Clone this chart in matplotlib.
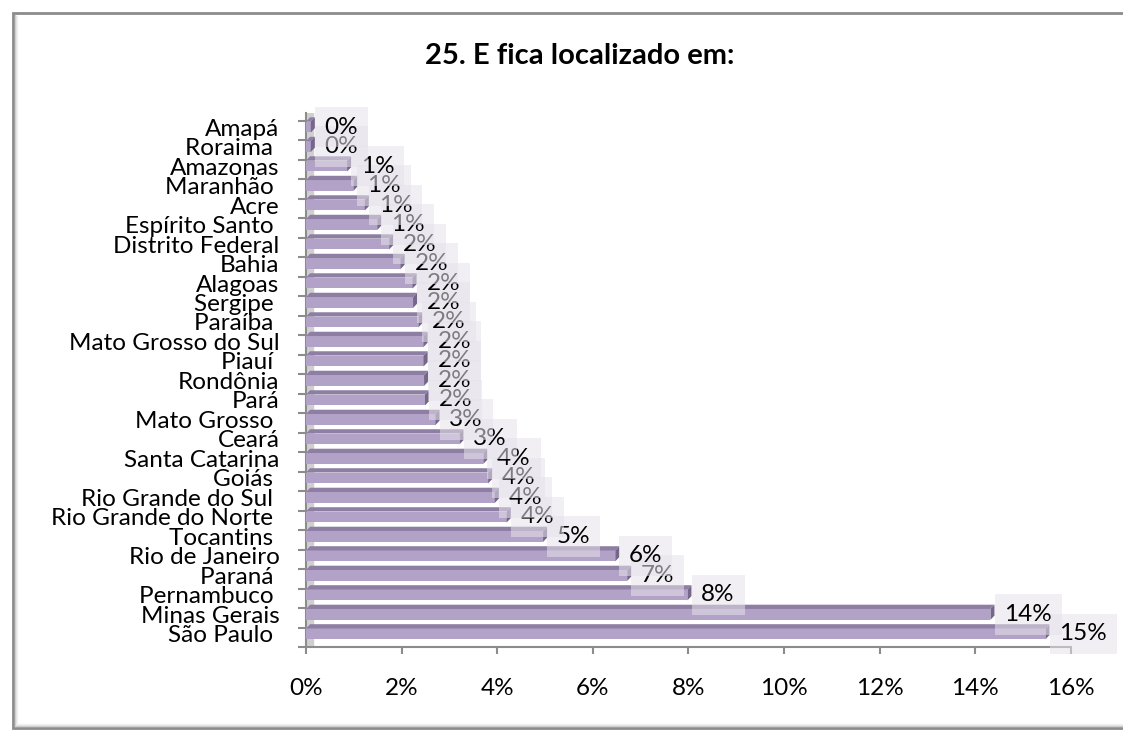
import matplotlib.pyplot as plt
from matplotlib.patches import Polygon, Rectangle
from matplotlib.lines import Line2D
from matplotlib.ticker import FixedLocator, FuncFormatter

plt.rcParams['font.family'] = ['Lato', 'DejaVu Sans']

# share of respondents per state, in percent, largest first
states = ['São Paulo ', 'Minas Gerais', 'Pernambuco ', 'Paraná ', 'Rio de Janeiro',
          'Tocantins ', 'Rio Grande do Norte ', 'Rio Grande do Sul ', 'Goiás ',
          'Santa Catarina', 'Ceará', 'Mato Grosso ', 'Pará', 'Rondônia', 'Piauí ',
          'Mato Grosso do Sul', 'Paraíba ', 'Sergipe ', 'Alagoas', 'Bahia',
          'Distrito Federal', 'Espírito Santo ', 'Acre', 'Maranhão ', 'Amazonas',
          'Roraima ', 'Amapá']
shares = [15.47, 14.32, 7.98, 6.72, 6.47,
          4.96, 4.20, 3.95, 3.81,
          3.71, 3.21, 2.71, 2.49, 2.47, 2.46,
          2.46, 2.35, 2.24, 2.23, 1.98,
          1.74, 1.49, 1.23, 0.99, 0.86,
          0.10, 0.10]
x_ticks = [0, 2, 4, 6, 8, 10, 12, 14, 16]

W, H = 1123, 732
fig = plt.figure(figsize=(W / 100, H / 100), dpi=100)
fig.patch.set_facecolor('white')

# outer chart frame (runs off the right edge) with a soft inner shadow
fig.add_artist(Rectangle((13 / W, 4 / H), 1130 / W, 715 / H, transform=fig.transFigure,
                         fc='white', ec='#8c8c8c', lw=2, zorder=-3))
for k, c in enumerate(['#c8c8c8', '#e2e2e2', '#f1f1f1']):
    off = 2 + k
    fig.add_artist(Line2D([(13 + off) / W] * 2, [(4 + off) / H, (719 - off) / H],
                          transform=fig.transFigure, color=c, lw=1, zorder=-2))
    fig.add_artist(Line2D([(13 + off) / W, 1], [(4 + off) / H] * 2,
                          transform=fig.transFigure, color=c, lw=1, zorder=-2))

ax = fig.add_axes([306 / W, 85 / H, 764.7 / W, 534 / H])
ax.set_facecolor('none')

ypos = list(range(len(states)))
h = 0.56      # front face height
dx = 0.085    # depth shift along x
dy = 0.22     # depth shift along y

ax.barh(ypos, shares, height=h, color='#b3a2c7', zorder=3)
for v, y in zip(shares, ypos):
    top = Polygon([(0, y + h / 2), (v, y + h / 2), (v + dx, y + h / 2 + dy), (dx, y + h / 2 + dy)],
                  closed=True, fc='#8e7ea3', ec='none', zorder=3)
    cap = Polygon([(v, y - h / 2), (v + dx, y - h / 2 + dy), (v + dx, y + h / 2 + dy), (v, y + h / 2)],
                  closed=True, fc='#75668a', ec='none', zorder=3)
    ax.add_patch(top)
    ax.add_patch(cap)
    ax.annotate(f'{v:.0f}%', xy=(v, y), xytext=(10, 0), textcoords='offset points',
                ha='left', va='center', fontsize=17.5, color='black', zorder=5,
                bbox=dict(boxstyle='square,pad=0.4', fc='#e6e2ec', ec='none', alpha=0.55))

# side wall
ax.axvspan(0, 0.14, color='#cfcfcf', zorder=1)

ax.set_xlim(0, 16)
ax.set_ylim(-0.67, 26.72)

ax.xaxis.set_major_locator(FixedLocator(x_ticks))
ax.xaxis.set_major_formatter(FuncFormatter(lambda v, p: f'{v:.0f}%'))
ax.tick_params(axis='x', length=5, width=1.5, color='#8c8c8c', labelsize=17.5, pad=17)

ax.set_yticks(ypos)
ax.set_yticklabels(states)
ax.set_yticks([i - 0.67 for i in range(len(states) + 1)], minor=True)
ax.tick_params(axis='y', which='major', length=0, labelsize=17.5, pad=19)
ax.tick_params(axis='y', which='minor', length=6, width=1.5, color='#8c8c8c')

for side in ['top', 'right']:
    ax.spines[side].set_visible(False)
for side in ['left', 'bottom']:
    ax.spines[side].set_color('#8c8c8c')
    ax.spines[side].set_linewidth(1.5)

fig.text(580 / W, 1 - 56 / H, '25. E fica localizado em:', ha='center', va='center',
         fontsize=21, fontweight='bold')

fig.savefig('out.png', dpi=100)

_ _ _ _ _ _ _

■ WRITTEN EXERCISE: Copy out every line of the material above exactly, skipping the pictures.

■ WRITTEN SOLUTION:
Clone this chart in matplotlib.
import matplotlib.pyplot as plt
from matplotlib.patches import Polygon, Rectangle
from matplotlib.lines import Line2D
from matplotlib.ticker import FixedLocator, FuncFormatter

plt.rcParams['font.family'] = ['Lato', 'DejaVu Sans']

# share of respondents per state, in percent, largest first
states = ['São Paulo ', 'Minas Gerais', 'Pernambuco ', 'Paraná ', 'Rio de Janeiro',
          'Tocantins ', 'Rio Grande do Norte ', 'Rio Grande do Sul ', 'Goiás ',
          'Santa Catarina', 'Ceará', 'Mato Grosso ', 'Pará', 'Rondônia', 'Piauí ',
          'Mato Grosso do Sul', 'Paraíba ', 'Sergipe ', 'Alagoas', 'Bahia',
          'Distrito Federal', 'Espírito Santo ', 'Acre', 'Maranhão ', 'Amazonas',
          'Roraima ', 'Amapá']
shares = [15.47, 14.32, 7.98, 6.72, 6.47,
          4.96, 4.20, 3.95, 3.81,
          3.71, 3.21, 2.71, 2.49, 2.47, 2.46,
          2.46, 2.35, 2.24, 2.23, 1.98,
          1.74, 1.49, 1.23, 0.99, 0.86,
          0.10, 0.10]
x_ticks = [0, 2, 4, 6, 8, 10, 12, 14, 16]

W, H = 1123, 732
fig = plt.figure(figsize=(W / 100, H / 100), dpi=100)
fig.patch.set_facecolor('white')

# outer chart frame (runs off the right edge) with a soft inner shadow
fig.add_artist(Rectangle((13 / W, 4 / H), 1130 / W, 715 / H, transform=fig.transFigure,
                         fc='white', ec='#8c8c8c', lw=2, zorder=-3))
for k, c in enumerate(['#c8c8c8', '#e2e2e2', '#f1f1f1']):
    off = 2 + k
    fig.add_artist(Line2D([(13 + off) / W] * 2, [(4 + off) / H, (719 - off) / H],
                          transform=fig.transFigure, color=c, lw=1, zorder=-2))
    fig.add_artist(Line2D([(13 + off) / W, 1], [(4 + off) / H] * 2,
                          transform=fig.transFigure, color=c, lw=1, zorder=-2))

ax = fig.add_axes([306 / W, 85 / H, 764.7 / W, 534 / H])
ax.set_facecolor('none')

ypos = list(range(len(states)))
h = 0.56      # front face height
dx = 0.085    # depth shift along x
dy = 0.22     # depth shift along y

ax.barh(ypos, shares, height=h, color='#b3a2c7', zorder=3)
for v, y in zip(shares, ypos):
    top = Polygon([(0, y + h / 2), (v, y + h / 2), (v + dx, y + h / 2 + dy), (dx, y + h / 2 + dy)],
                  closed=True, fc='#8e7ea3', ec='none', zorder=3)
    cap = Polygon([(v, y - h / 2), (v + dx, y - h / 2 + dy), (v + dx, y + h / 2 + dy), (v, y + h / 2)],
                  closed=True, fc='#75668a', ec='none', zorder=3)
    ax.add_patch(top)
    ax.add_patch(cap)
    ax.annotate(f'{v:.0f}%', xy=(v, y), xytext=(10, 0), textcoords='offset points',
                ha='left', va='center', fontsize=17.5, color='black', zorder=5,
                bbox=dict(boxstyle='square,pad=0.4', fc='#e6e2ec', ec='none', alpha=0.55))

# side wall
ax.axvspan(0, 0.14, color='#cfcfcf', zorder=1)

ax.set_xlim(0, 16)
ax.set_ylim(-0.67, 26.72)

ax.xaxis.set_major_locator(FixedLocator(x_ticks))
ax.xaxis.set_major_formatter(FuncFormatter(lambda v, p: f'{v:.0f}%'))
ax.tick_params(axis='x', length=5, width=1.5, color='#8c8c8c', labelsize=17.5, pad=17)

ax.set_yticks(ypos)
ax.set_yticklabels(states)
ax.set_yticks([i - 0.67 for i in range(len(states) + 1)], minor=True)
ax.tick_params(axis='y', which='major', length=0, labelsize=17.5, pad=19)
ax.tick_params(axis='y', which='minor', length=6, width=1.5, color='#8c8c8c')

for side in ['top', 'right']:
    ax.spines[side].set_visible(False)
for side in ['left', 'bottom']:
    ax.spines[side].set_color('#8c8c8c')
    ax.spines[side].set_linewidth(1.5)

fig.text(580 / W, 1 - 56 / H, '25. E fica localizado em:', ha='center', va='center',
         fontsize=21, fontweight='bold')

fig.savefig('out.png', dpi=100)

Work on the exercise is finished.